Last November, the H2Ed (or, Hip-Hop Education) Summit, held in New York City, served as another landmark in the creation of new learning models. Bringing together hip-hop artists, public school teachers, political leaders, community activists, and academics from all over the United States, the gathering confirmed the widespread popularity of using hip-hop music and culture to educate young people.

Though younger teachers may know intuitively that hip-hop offers a powerful tool for teaching subjects as diverse as creative writing, history, and digital-media skills, they don’t necessarily have the strategies to make it happen. H2Ed was an important step in educating educators and stirring and gathering ideas. The online database unveiled after the summit—a central repository of lesson plans, participating teachers’ names, and resources—will help build a community of "new school" educators.

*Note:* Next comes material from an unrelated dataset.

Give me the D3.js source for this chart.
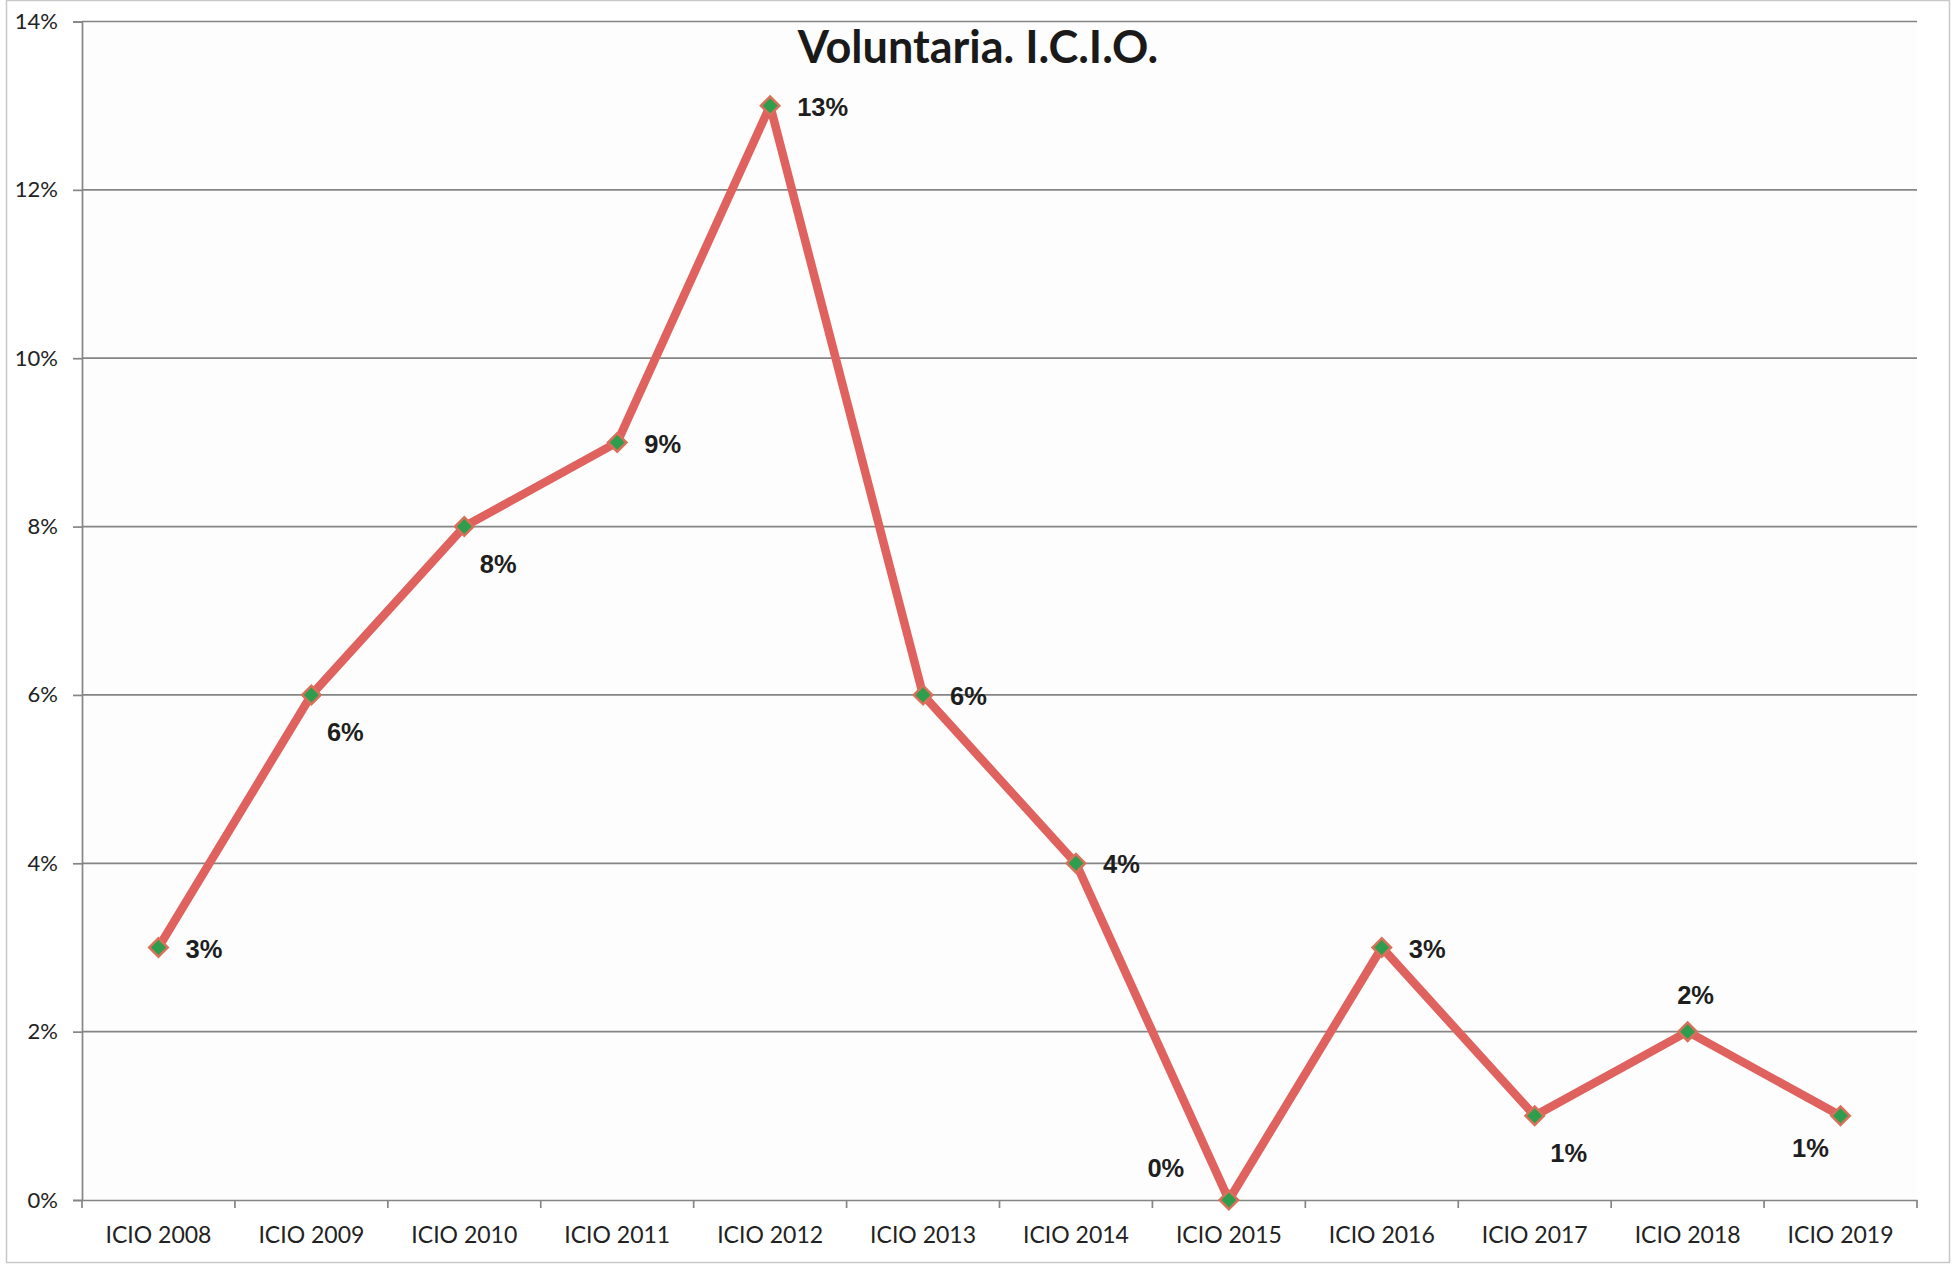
<!DOCTYPE html>
<html>
<head>
<meta charset="utf-8">
<script src="https://cdn.jsdelivr.net/npm/d3@7"></script>
<style>
  html, body { margin: 0; padding: 0; background: #fff; }
  svg { display: block; }
</style>
</head>
<body>
<div id="chart"></div>
<script>
// Voluntaria. I.C.I.O. – yearly percentage
const categories = ['ICIO 2008', 'ICIO 2009', 'ICIO 2010', 'ICIO 2011', 'ICIO 2012', 'ICIO 2013',
    'ICIO 2014', 'ICIO 2015', 'ICIO 2016', 'ICIO 2017', 'ICIO 2018', 'ICIO 2019'];
const values = [0.03, 0.06, 0.08, 0.09, 0.13, 0.06, 0.04, 0.00, 0.03, 0.01, 0.02, 0.01];
const yTicks = [0, 0.02, 0.04, 0.06, 0.08, 0.10, 0.12, 0.14];
// where each data label sits relative to its point
const labelPlacement = ['right', 'belowRight', 'belowRight', 'right', 'right', 'right',
    'right', 'aboveLeft', 'right', 'belowRight', 'above', 'belowLeft'];

const width = 1954;
const height = 1265;
const margin = { top: 21.5, right: 37, bottom: 65, left: 82 };

const placementOffset = {
    right:      { dx: 27,  dy: 1,   anchor: 'start' },
    belowRight: { dx: 34,  dy: 37,  anchor: 'middle' },
    above:      { dx: 8,   dy: -37, anchor: 'middle' },
    aboveLeft:  { dx: -63, dy: -32, anchor: 'middle' },
    belowLeft:  { dx: -30, dy: 32,  anchor: 'middle' }
};

const svg = d3.select('#chart')
    .append('svg')
    .attr('width', width)
    .attr('height', height);

// outer chart frame
svg.append('rect')
    .attr('x', 6.5).attr('y', 0.5)
    .attr('width', 1943).attr('height', 1262)
    .attr('fill', '#fff')
    .attr('stroke', '#c8c8c8')
    .attr('stroke-width', 1.5);

const x = d3.scaleBand()
    .domain(categories)
    .range([margin.left, width - margin.right]);

const y = d3.scaleLinear()
    .domain([0, 0.14])
    .range([height - margin.bottom, margin.top]);

// plot area
svg.append('rect')
    .attr('x', x.range()[0]).attr('y', y(0.14))
    .attr('width', x.range()[1] - x.range()[0])
    .attr('height', y(0) - y(0.14))
    .attr('fill', '#fdfdfd');

// gridlines
svg.append('g')
    .selectAll('line')
    .data(yTicks.filter(d => d > 0))
    .join('line')
    .attr('x1', x.range()[0])
    .attr('x2', x.range()[1])
    .attr('y1', d => y(d))
    .attr('y2', d => y(d))
    .attr('stroke', '#858585')
    .attr('stroke-width', 1.7);

// y axis
const yAxis = svg.append('g')
    .attr('transform', `translate(${margin.left},0)`)
    .call(d3.axisLeft(y).tickValues(yTicks).tickFormat(d3.format('.0%')).tickSize(9).tickPadding(15));
yAxis.select('.domain').attr('stroke', '#858585').attr('stroke-width', 1.7);
yAxis.selectAll('.tick line').attr('stroke', '#858585').attr('stroke-width', 1.7);
yAxis.selectAll('.tick text')
    .attr('font-family', 'Lato, "Open Sans", sans-serif')
    .attr('font-size', 22)
    .attr('fill', '#222');

// x axis
const xAxis = svg.append('g')
    .attr('transform', `translate(0,${y(0)})`)
    .call(d3.axisBottom(x).tickSize(0).tickPadding(27).tickSizeOuter(0));
xAxis.select('.domain').attr('stroke', '#858585').attr('stroke-width', 1.7);
xAxis.selectAll('.tick text')
    .attr('font-family', 'Lato, "Open Sans", sans-serif')
    .attr('font-size', 23)
    .attr('fill', '#222');

// category boundary ticks
svg.append('g')
    .selectAll('line')
    .data(categories.concat(['end']))
    .join('line')
    .attr('x1', (d, i) => x.range()[0] + i * x.step())
    .attr('x2', (d, i) => x.range()[0] + i * x.step())
    .attr('y1', y(0))
    .attr('y2', y(0) + 8)
    .attr('stroke', '#858585')
    .attr('stroke-width', 1.7);

// title
svg.append('text')
    .attr('x', 978)
    .attr('y', 63)
    .attr('text-anchor', 'middle')
    .attr('font-family', 'Lato, "Open Sans", sans-serif')
    .attr('font-weight', 'bold')
    .attr('font-size', 45)
    .attr('fill', '#1a1a1a')
    .text('Voluntaria. I.C.I.O.');

const points = categories.map((c, i) => ({ cat: c, value: values[i], pos: labelPlacement[i] }));

const line = d3.line()
    .x(d => x(d.cat) + x.bandwidth() / 2)
    .y(d => y(d.value));

svg.append('path')
    .datum(points)
    .attr('fill', 'none')
    .attr('stroke', '#df625f')
    .attr('stroke-width', 8.5)
    .attr('stroke-linejoin', 'round')
    .attr('d', line);

// diamond markers
svg.append('g')
    .selectAll('path')
    .data(points)
    .join('path')
    .attr('transform', d => `translate(${x(d.cat) + x.bandwidth() / 2},${y(d.value)}) rotate(45)`)
    .attr('d', d3.symbol(d3.symbolSquare, 170)())
    .attr('fill', '#2e9e4e')
    .attr('stroke', '#d9705a')
    .attr('stroke-width', 2.5);

// data labels
svg.append('g')
    .selectAll('text')
    .data(points)
    .join('text')
    .attr('x', d => x(d.cat) + x.bandwidth() / 2 + placementOffset[d.pos].dx)
    .attr('y', d => y(d.value) + placementOffset[d.pos].dy)
    .attr('dy', '0.36em')
    .attr('text-anchor', d => placementOffset[d.pos].anchor)
    .attr('font-family', '"Liberation Sans", Arial, sans-serif')
    .attr('font-weight', 'bold')
    .attr('font-size', 25.5)
    .attr('fill', '#1e1e1e')
    .text(d => d3.format('.0%')(d.value));
</script>
</body>
</html>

Back on the Northeastern campus, the Hip-Hop Library and Archive Project started taking shape in 2002. A traditional library of material culture, texts, films, CDs, and dissertations that articulate hip-hop’s history, participants, and movements, the archive was initially funded under the Provost office’s Practice-Oriented Education Initiative. Hoped-for future funding will allow the installation of a multimedia study room for middle and high school students as well as Northeastern students. And the university’s Institute on Race and Justice has funded a two-year research study of the hip-hop community’s responses to public media controversies, to assess collective action and activism among young people.

Such initiatives may seem to pale when compared with other national and global issues, such as homeland security or antiterrorism. And yet hip-hop studies have a real relevance. Incorporating contemporary culture into a college curriculum encourages a rigorous analysis of social history, introduces students to a deeper understanding of cultural differences through critical thinking, and expands human consciousness.

Today’s young people are a digital generation. They have invented new techniques for music production that originated in the tough streets of the South Bronx in the 1970s. They are sophisticated users of the latest information and communications technologies. But, most important, they have a vital interest in global grass-roots organizing. They care about issues related to social welfare, HIV/AIDS, voting, racial profiling, the justice system, educational reform, and so much more. They are truly engaged activists.

So why hip-hop? If our democratic society resists intellectual inquiry into a lifestyle and culture one generation finds repugnant, immoral, or disagreeable, how will we ever maintain our moral, ethical, or political center? Nervous baby boomers should recall their own youthful love of rock and roll and heavy metal, which are threaded with sexual and violent messages. Besides, for every gun-boasting or car-loving rapper, there’s a more socially conscious hip-hop act to point to—Common, Wyclef Jean, OutKast, Jill Scott, and Nas, to name a few.

Popular culture has power. Why not strain every nerve to communicate with a generation to whom the baton of critical thinking and leadership will soon pass? As we work to stabilize and energize a failing educational system, using hip-hop in the schools is an innovation that connects, teaches, and motivates today’s youth around the world.

Robin Chandler is an associate professor in Northeastern’s African-American Studies department.